▶ [DATA EXTRACT]:
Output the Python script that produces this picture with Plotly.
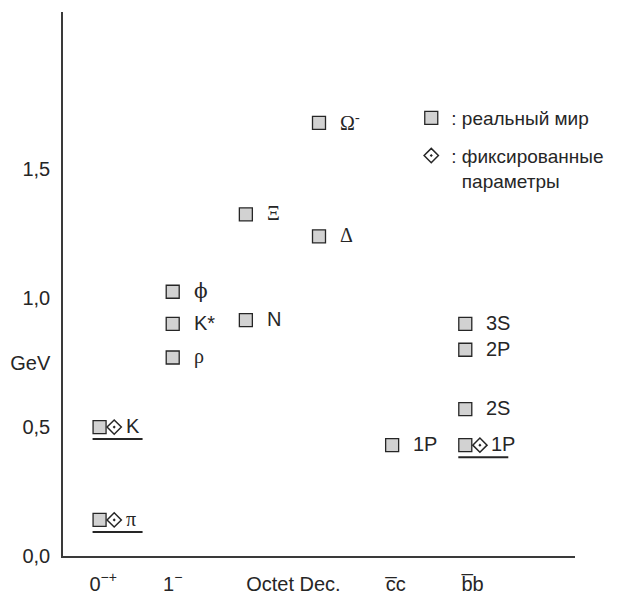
import plotly.graph_objects as go

# --------------------------------------------------------------------------------------------
# data (masses in GeV)
groups = ["0<sup>−+</sup>", "1<sup>−</sup>", "Octet Dec.", "c\u0305c", "b\u0305b"]
group_pos = [0.05, 1, 2.65, 4.05, 5.1]

# real-world states: column index, mass, label
real_col = [0, 0, 1, 1, 1, 2, 2, 3, 3, 4, 5, 5, 5, 5]
real_mass = [0.14, 0.50, 0.77, 0.90, 1.025, 0.915, 1.325, 1.24, 1.68, 0.43, 0.43, 0.57, 0.80, 0.90]
real_label = ["π", "K", "ρ", "K*", "ϕ", "N", "Ξ", "Δ", "Ω<sup>-</sup>", "1P", "1P", "2S", "2P", "3S"]

# states used as fixed parameters (marked with a dotted diamond and underlined)
fixed_col = [0, 0, 5]
fixed_mass = [0.14, 0.50, 0.43]

yticks = [0, 0.5, 0.75, 1.0, 1.5]
yticktext = ["0,0", "0,5", "GeV", "1,0", "1,5"]

# --------------------------------------------------------------------------------------------
_ink = "#262626"
_font = "Liberation Sans"
_serif = "Liberation Serif, DejaVu Serif, serif"
_greek = set("πρΞΔΩ")
diamond_dx = 0.2

fig = go.Figure()

fig.add_trace(go.Scatter(
    x=real_col, y=real_mass, mode="markers", name=": реальный мир",
    legendgroup="a",
    marker=dict(symbol="square", size=13, color="#d2d2d2", line=dict(color=_ink, width=1.3)),
    hoverinfo="skip"))

fig.add_trace(go.Scatter(
    x=[c + diamond_dx for c in fixed_col], y=fixed_mass, mode="markers",
    name=": фиксированные<br>\u00a0\u00a0параметры", legendgroup="b",
    marker=dict(symbol="diamond-open-dot", size=11, color=_ink, line=dict(color=_ink, width=1.5)),
    hoverinfo="skip"))

# labels next to the markers
fixed_pairs = set(zip(fixed_col, fixed_mass))
for c, m, lab in zip(real_col, real_mass, real_label):
    is_fixed = (c, m) in fixed_pairs
    if lab == "ϕ":
        fam = "DejaVu Serif"
    elif lab[0] in _greek:
        fam = _serif
    else:
        fam = _font
    fig.add_annotation(x=c, y=m, text=lab, showarrow=False, xanchor="left",
                       xshift=24 if is_fixed else 19, yshift=1,
                       font=dict(family=fam, size=20, color=_ink))

# underline the fixed-parameter groups
for c, m in zip(fixed_col, fixed_mass):
    fig.add_shape(type="line", xref="x", yref="y",
                  xsizemode="pixel", xanchor=c, x0=-7, x1=43,
                  ysizemode="pixel", yanchor=m, y0=-12, y1=-12,
                  line=dict(color=_ink, width=2))

# page body has an 8px margin, so the figure is 8px smaller than the window
fig.update_layout(
    width=611, height=587,
    margin=dict(l=55, r=44, t=4, b=39, pad=0, autoexpand=False),
    plot_bgcolor="white", paper_bgcolor="white",
    font=dict(family=_font, size=20, color=_ink),
    showlegend=True,
    legend=dict(xref="container", yref="container", x=0.66, y=0.845,
                xanchor="left", yanchor="top", valign="top",
                font=dict(size=19, color=_ink), tracegroupgap=10,
                bgcolor="rgba(0,0,0,0)", itemwidth=30),
)

fig.update_xaxes(range=[-0.5, 6.5], showgrid=False, zeroline=False,
                 showline=True, linecolor="#3a3a3a", linewidth=1.5,
                 tickvals=group_pos, ticktext=groups, ticks="",
                 ticklabelstandoff=9, tickfont=dict(size=20))
fig.update_yaxes(range=[0, 2.11], showgrid=False, zeroline=False,
                 showline=True, linecolor="#3a3a3a", linewidth=1.5,
                 tickvals=yticks, ticktext=yticktext, ticks="",
                 ticklabelstandoff=7, tickfont=dict(size=20))

fig.write_html("out.html")
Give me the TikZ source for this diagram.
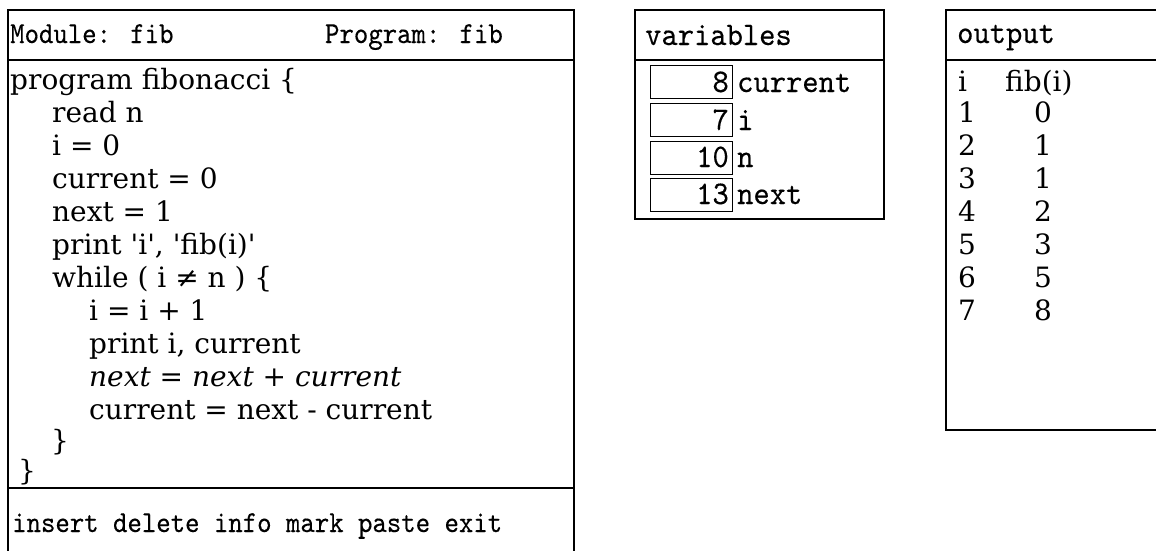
\documentclass[tikz,border=0pt]{standalone}
\usepackage{fontspec}
\newfontfamily\codeface{DejaVu Serif}[Ligatures=TeXOff]
\newfontfamily\monoface{lmmono10-regular.otf}[FakeStretch=0.9, FakeBold=0.3]
\newfontfamily\widemono{lmmono10-regular.otf}[FakeStretch=0.94, FakeBold=0.3]
\newcommand\codefnt{\codeface\fontsize{28}{33}\selectfont}
\newcommand\monofnt{\monoface\fontsize{30.5}{33}\selectfont}
\newcommand\bigmono{\widemono\fontsize{33}{36}\selectfont}
\tikzset{
  panel/.style={line width=2pt, line cap=rect},
  cell/.style={draw, line width=1.4pt, minimum width=82pt, minimum height=33pt, inner sep=0pt, anchor=north west},
  codeln/.style={anchor=base west, inner sep=0pt, font=\codefnt},
  hdr/.style={anchor=base west, inner sep=0pt, font=\monofnt},
  rhdr/.style={anchor=base west, inner sep=0pt, font=\bigmono},
  num/.style={anchor=base east, inner sep=0pt, font=\bigmono},
  outc/.style={anchor=base west, inner sep=0pt, font=\codefnt},
  outv/.style={anchor=base, inner sep=0pt, font=\codefnt}
}
\begin{document}
\begin{tikzpicture}[x=1pt, y=-1pt]
\useasboundingbox (0,0) rectangle (1156,550);
% left panel
\draw[panel] (8,550) -- (8,10) -- (574,10) -- (574,550);
\draw[panel] (8,60) -- (574,60);
\draw[panel] (8,488) -- (574,488);
\node[hdr] (mod) at (10,43) {Module: fib};
\node[hdr, anchor=base east] (prog) at (503,43) {Program: fib};
\node[codeln] (l0) at (10,89) {program fibonacci \{};
\node[codeln] (l1) at (52,122) {read n};
\node[codeln] (l2) at (52,155) {i = 0};
\node[codeln] (l3) at (52,188) {current = 0};
\node[codeln] (l4) at (52,221) {next = 1};
\node[codeln] (l5) at (52,254) {print 'i', 'fib(i)'};
\node[codeln] (l6) at (52,287) {while ( i ≠ n ) \{};
\node[codeln] (l7) at (89,320) {i = i + 1};
\node[codeln] (l8) at (89,353) {print i, current};
\node[codeln, font=\codefnt\itshape] (l9) at (89,386) {next = next + current};
\node[codeln] (l10) at (89,419) {current = next - current};
\node[codeln] (l11) at (51,450) {\}};
\node[codeln] (l12) at (18,480) {\}};
\node[hdr] (menu) at (12,532) {insert delete info mark paste exit};
% variables panel
\draw[panel] (635,10) rectangle (884,219);
\draw[panel] (635,60) -- (884,60);
\node[rhdr] (vars) at (645,45) {variables};
\node[cell] (c1) at (650,65) {};
\node[cell] (c2) at (650,103) {};
\node[cell] (c3) at (650,141) {};
\node[cell] (c4) at (650,178) {};
\node[num] (n1) at (729,92) {8};
\node[num] (n2) at (729,130) {7};
\node[num] (n3) at (729,167) {10};
\node[num] (n4) at (729,204) {13};
\node[rhdr] (v1) at (737,92) {current};
\node[rhdr] (v2) at (737,130) {i};
\node[rhdr] (v3) at (737,167) {n};
\node[rhdr] (v4) at (737,204) {next};
% output panel
\draw[panel] (1160,10) -- (946,10) -- (946,430) -- (1160,430);
\draw[panel] (946,60) -- (1160,60);
\node[rhdr] (out) at (957,43) {output};
\node[outc] (oi) at (958,91) {i};
\node[outc] (of) at (1005,91) {fib(i)};
\node[outc] (a1) at (958,122) {1}; \node[outv] (b1) at (1043,122) {0};
\node[outc] (a2) at (958,155) {2}; \node[outv] (b2) at (1043,155) {1};
\node[outc] (a3) at (958,188) {3}; \node[outv] (b3) at (1043,188) {1};
\node[outc] (a4) at (958,221) {4}; \node[outv] (b4) at (1043,221) {2};
\node[outc] (a5) at (958,254) {5}; \node[outv] (b5) at (1043,254) {3};
\node[outc] (a6) at (958,287) {6}; \node[outv] (b6) at (1043,287) {5};
\node[outc] (a7) at (958,320) {7}; \node[outv] (b7) at (1043,320) {8};
\end{tikzpicture}
\end{document}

▶ [WHAT THIS TASK INVOLVES]: Quote, please, every line of the material above from its start through the line that has "group_pos = [0.05, 1, 2.65, 4.05, 5.1]", reproducing the words exactly and dropping any images.

▶ [RIGHT ANSWER]:
Output the Python script that produces this picture with Plotly.
import plotly.graph_objects as go

# --------------------------------------------------------------------------------------------
# data (masses in GeV)
groups = ["0<sup>−+</sup>", "1<sup>−</sup>", "Octet Dec.", "c\u0305c", "b\u0305b"]
group_pos = [0.05, 1, 2.65, 4.05, 5.1]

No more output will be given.